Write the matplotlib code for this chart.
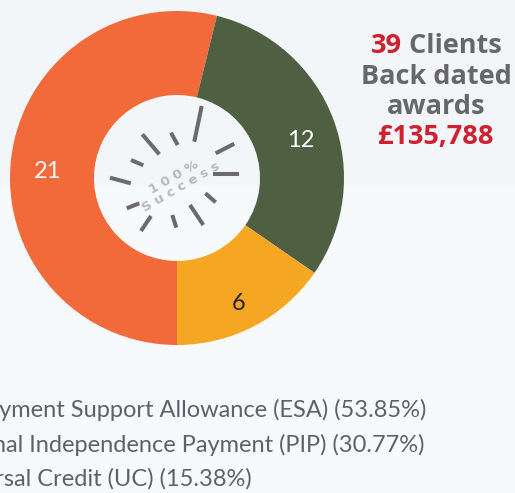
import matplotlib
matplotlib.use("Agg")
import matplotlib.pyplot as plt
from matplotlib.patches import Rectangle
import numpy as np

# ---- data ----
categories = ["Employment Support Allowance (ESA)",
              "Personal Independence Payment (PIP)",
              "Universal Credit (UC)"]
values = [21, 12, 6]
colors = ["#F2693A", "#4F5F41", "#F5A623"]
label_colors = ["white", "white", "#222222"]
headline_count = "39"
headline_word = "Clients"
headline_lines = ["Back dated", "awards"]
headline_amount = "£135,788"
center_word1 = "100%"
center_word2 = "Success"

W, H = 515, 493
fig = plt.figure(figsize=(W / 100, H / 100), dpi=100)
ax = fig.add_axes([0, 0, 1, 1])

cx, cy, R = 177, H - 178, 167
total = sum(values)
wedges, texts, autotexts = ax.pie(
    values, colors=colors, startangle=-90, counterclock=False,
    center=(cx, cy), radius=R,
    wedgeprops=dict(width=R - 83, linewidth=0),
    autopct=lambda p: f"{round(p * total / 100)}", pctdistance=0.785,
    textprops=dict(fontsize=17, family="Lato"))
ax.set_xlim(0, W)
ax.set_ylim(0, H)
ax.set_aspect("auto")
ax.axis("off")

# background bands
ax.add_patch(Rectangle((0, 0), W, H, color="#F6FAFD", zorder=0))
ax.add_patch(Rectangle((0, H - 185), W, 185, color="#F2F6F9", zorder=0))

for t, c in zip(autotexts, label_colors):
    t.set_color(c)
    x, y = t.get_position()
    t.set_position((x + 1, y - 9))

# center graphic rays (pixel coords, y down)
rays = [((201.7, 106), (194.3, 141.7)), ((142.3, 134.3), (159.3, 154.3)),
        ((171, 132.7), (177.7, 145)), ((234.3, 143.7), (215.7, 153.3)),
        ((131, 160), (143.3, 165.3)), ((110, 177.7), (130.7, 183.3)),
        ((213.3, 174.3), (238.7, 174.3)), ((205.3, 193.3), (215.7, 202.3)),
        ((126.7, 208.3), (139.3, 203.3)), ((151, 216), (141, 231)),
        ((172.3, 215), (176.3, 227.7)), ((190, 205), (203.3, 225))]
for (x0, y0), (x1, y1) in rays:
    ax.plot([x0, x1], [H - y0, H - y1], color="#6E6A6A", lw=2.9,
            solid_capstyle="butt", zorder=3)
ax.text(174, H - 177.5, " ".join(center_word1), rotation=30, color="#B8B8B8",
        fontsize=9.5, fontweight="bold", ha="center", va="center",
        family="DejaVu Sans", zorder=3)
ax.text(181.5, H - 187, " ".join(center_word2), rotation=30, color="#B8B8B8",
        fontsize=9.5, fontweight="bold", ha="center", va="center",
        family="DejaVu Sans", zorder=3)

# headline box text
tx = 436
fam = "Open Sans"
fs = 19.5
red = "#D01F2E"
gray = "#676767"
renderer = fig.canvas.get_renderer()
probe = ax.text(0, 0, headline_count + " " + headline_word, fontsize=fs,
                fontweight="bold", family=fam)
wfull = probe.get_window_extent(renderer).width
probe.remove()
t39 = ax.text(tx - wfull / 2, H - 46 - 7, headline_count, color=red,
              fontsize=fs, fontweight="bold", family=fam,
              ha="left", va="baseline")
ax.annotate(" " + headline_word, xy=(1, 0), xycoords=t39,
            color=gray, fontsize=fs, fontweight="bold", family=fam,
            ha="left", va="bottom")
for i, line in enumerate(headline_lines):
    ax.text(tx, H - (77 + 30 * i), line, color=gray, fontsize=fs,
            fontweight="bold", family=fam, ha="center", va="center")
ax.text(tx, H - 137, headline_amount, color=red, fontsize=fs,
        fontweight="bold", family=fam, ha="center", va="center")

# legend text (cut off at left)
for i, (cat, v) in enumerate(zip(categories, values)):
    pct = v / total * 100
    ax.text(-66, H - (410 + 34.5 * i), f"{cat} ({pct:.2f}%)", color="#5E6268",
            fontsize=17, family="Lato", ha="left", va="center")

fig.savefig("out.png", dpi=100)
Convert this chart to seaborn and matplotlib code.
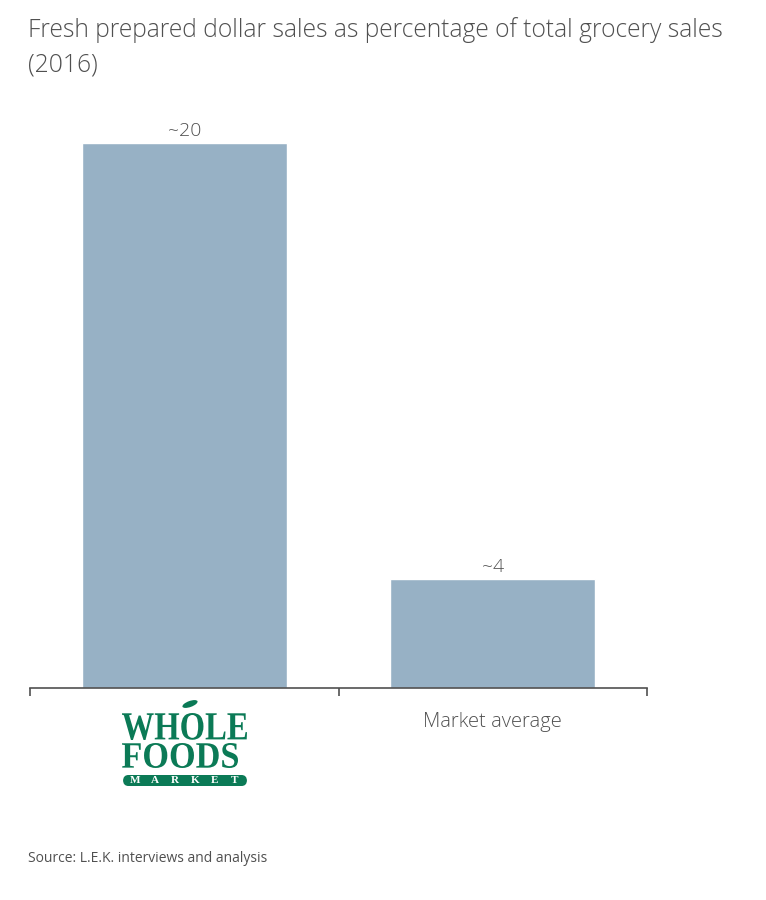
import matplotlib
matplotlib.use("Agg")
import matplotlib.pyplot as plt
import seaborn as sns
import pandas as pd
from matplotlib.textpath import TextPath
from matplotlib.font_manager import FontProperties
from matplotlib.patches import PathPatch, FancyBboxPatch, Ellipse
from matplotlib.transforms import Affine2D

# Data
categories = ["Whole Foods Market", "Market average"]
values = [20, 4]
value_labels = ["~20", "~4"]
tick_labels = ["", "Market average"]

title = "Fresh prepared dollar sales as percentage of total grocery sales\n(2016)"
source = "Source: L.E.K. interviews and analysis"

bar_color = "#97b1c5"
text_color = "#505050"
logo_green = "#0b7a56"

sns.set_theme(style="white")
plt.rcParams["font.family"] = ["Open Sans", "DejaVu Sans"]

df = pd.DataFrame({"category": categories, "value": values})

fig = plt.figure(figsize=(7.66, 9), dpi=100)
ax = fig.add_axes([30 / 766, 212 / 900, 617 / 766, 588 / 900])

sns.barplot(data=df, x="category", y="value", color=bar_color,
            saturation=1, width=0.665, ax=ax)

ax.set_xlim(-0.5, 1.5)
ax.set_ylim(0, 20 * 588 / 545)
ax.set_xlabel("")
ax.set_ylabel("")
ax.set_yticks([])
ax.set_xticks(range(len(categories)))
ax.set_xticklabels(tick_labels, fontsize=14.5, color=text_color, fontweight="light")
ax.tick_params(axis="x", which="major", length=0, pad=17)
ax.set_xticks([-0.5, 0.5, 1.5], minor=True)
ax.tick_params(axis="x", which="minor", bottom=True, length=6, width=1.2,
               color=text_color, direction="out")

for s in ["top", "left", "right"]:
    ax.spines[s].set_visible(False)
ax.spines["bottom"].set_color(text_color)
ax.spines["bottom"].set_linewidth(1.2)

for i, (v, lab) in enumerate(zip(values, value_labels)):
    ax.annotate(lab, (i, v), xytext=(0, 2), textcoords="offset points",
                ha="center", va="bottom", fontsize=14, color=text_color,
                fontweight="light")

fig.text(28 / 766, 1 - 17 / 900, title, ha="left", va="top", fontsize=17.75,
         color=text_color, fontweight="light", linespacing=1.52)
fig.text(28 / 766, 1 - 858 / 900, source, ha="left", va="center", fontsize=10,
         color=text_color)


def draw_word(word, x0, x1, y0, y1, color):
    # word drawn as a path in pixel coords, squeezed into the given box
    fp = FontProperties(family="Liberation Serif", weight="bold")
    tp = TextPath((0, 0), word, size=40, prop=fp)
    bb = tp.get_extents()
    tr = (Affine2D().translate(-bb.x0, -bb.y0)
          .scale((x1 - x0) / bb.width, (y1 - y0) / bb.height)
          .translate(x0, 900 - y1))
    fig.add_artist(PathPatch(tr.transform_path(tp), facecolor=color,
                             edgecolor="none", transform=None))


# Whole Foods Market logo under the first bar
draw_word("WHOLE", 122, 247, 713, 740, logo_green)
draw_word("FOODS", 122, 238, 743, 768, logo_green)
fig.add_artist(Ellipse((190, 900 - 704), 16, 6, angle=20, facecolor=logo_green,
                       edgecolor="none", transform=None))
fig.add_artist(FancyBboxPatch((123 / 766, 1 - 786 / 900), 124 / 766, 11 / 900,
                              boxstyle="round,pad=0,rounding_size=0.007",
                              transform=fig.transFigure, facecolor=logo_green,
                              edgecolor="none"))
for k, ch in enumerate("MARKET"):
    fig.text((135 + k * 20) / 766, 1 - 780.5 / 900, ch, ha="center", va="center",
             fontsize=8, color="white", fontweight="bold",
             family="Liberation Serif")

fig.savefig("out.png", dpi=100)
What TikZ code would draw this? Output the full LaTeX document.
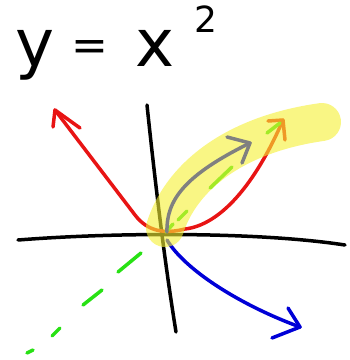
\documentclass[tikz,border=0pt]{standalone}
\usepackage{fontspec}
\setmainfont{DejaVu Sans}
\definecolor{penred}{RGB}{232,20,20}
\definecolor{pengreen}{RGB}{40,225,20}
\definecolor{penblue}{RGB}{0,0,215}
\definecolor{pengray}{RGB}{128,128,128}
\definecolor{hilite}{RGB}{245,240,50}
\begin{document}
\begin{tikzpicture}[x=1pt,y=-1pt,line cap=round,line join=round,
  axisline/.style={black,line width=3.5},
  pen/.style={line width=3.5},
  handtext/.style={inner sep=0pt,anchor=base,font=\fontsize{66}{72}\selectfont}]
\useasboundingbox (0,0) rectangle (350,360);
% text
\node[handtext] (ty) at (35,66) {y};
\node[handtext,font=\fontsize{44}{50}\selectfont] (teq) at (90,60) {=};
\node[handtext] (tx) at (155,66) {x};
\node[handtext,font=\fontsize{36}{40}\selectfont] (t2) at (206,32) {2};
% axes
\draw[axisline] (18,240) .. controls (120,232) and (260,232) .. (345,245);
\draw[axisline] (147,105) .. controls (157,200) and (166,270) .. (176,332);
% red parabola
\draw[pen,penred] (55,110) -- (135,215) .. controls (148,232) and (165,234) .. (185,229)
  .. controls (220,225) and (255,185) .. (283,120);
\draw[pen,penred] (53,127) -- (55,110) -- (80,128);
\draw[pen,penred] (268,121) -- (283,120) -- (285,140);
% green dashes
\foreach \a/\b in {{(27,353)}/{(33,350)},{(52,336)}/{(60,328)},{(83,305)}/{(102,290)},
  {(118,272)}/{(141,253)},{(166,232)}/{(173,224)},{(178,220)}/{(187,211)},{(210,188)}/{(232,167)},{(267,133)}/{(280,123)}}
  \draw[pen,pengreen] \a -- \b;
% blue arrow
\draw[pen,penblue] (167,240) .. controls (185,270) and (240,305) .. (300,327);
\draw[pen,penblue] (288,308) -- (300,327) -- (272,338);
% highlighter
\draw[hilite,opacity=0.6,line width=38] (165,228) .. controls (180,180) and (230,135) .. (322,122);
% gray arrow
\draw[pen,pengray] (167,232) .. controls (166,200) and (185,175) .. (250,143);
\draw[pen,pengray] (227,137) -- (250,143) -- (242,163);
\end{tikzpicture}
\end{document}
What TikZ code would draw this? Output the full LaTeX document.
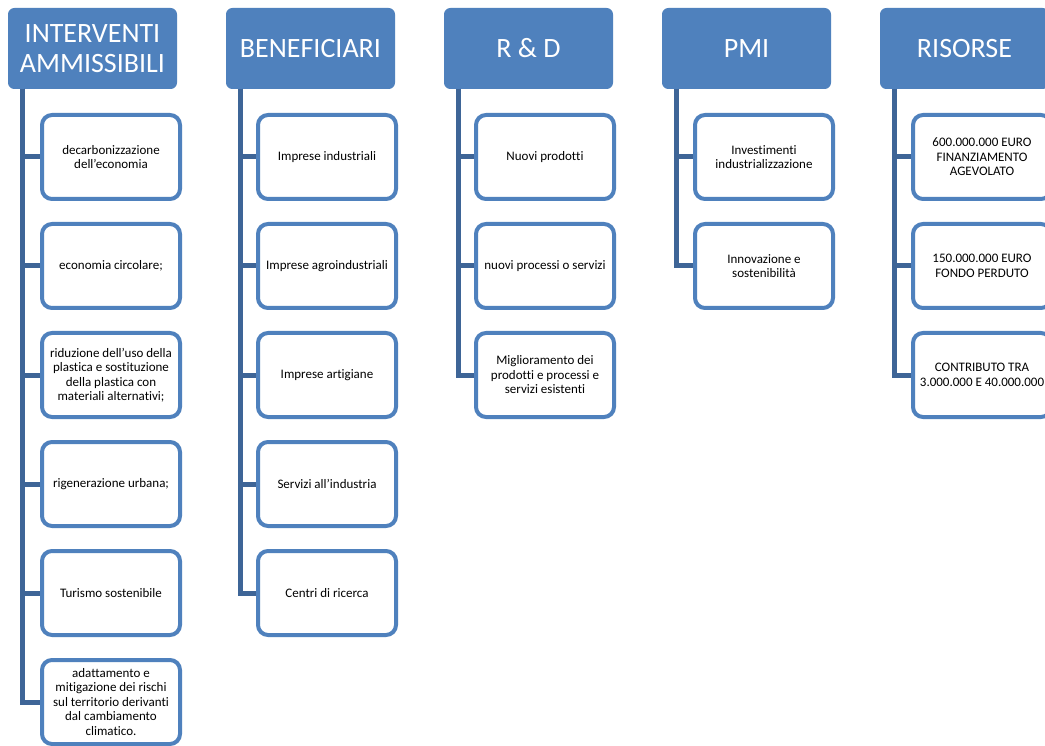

▸ **Given instruction**
From the entries above, collect every line with the string "code" in it.

▸ **Result**
Write the matplotlib code for this chart.
Convert this chart to seaborn and matplotlib code.
What TikZ code would draw this? Output the full LaTeX document.
What TikZ code would draw this? Output the full LaTeX document.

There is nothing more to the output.